The history of Pernambuco begins since before discovery by the portuguese, with Indigenous populations of the Caeté and Tabajara indigenous peoples. The name has represented different entities at different times: a captaincy, a province, an independent Republic (briefly) and a state.
Pernambuco was a distortion of Tupi para-nã (wide river) + mbuka (hollow or broken), referring to the coastal reefs; it came to mean the place where the Brazilwood tree (Caesalpinia echinata) was found, and by derivation its wood, now called Brazilwood.

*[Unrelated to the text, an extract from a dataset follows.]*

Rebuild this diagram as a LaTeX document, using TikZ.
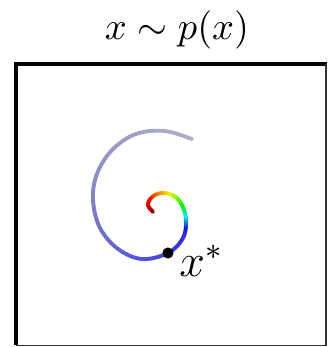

Brazilwood trees, source of a brilliant red dye, grew in abundance on the Atlantic coast of Brazil, and were the chief trading commodity of precolonial and early colonial times.
The Brazilian northeast has some of the most ancient arqueological sites of the country, which date more than 40,000 years BCE. In the region that today corresponds to Pernambuco were identified vestiges of human ocupation from around 9,000 BCE in the regions of Chã do Caboclo, in Bom Jardim, Furna do Estrago, and Brejo da Madre de Deus. In this last region an important necropolis was found, out of which 83 skeletons were recovered.
Among the indigenous groups that inhabit Pernambuco, there's Itaparica who are responsible for stone instruments from about 4000 BCE. Cave paintings dated to around 0 BCE, attributed to the Cariris people. In the time of portuguese colonization the Tabajaras and the Caetés lived in the coast, but have since become extinct. In certain parts of the state it is still possible to find indigenous groups, like the Pankararu and the Atikum.
At the time of discovery of Brazil, the region of the modern state of Pernambuco near the Atlantic coast was populated chiefly by Tabajara Indians.
Years later, in 1516, Cristóvão Jacques was charged with patrolling the coast of Pernambuco against vessels of other nations. The feitoria (literally 'factory', a Portuguese trading post) of Cristóvão Jacques, erected at the entrance of the Canal de Santa Cruz, Itamaracá, aimed to establish a bond with the natives, seeking information about possible riches inland as well as repelling possible attacks by other nations on the Brazilian coast. The French under Bertrand d'Ornesan tried to establish a French trading post at Pernambuco in 1531.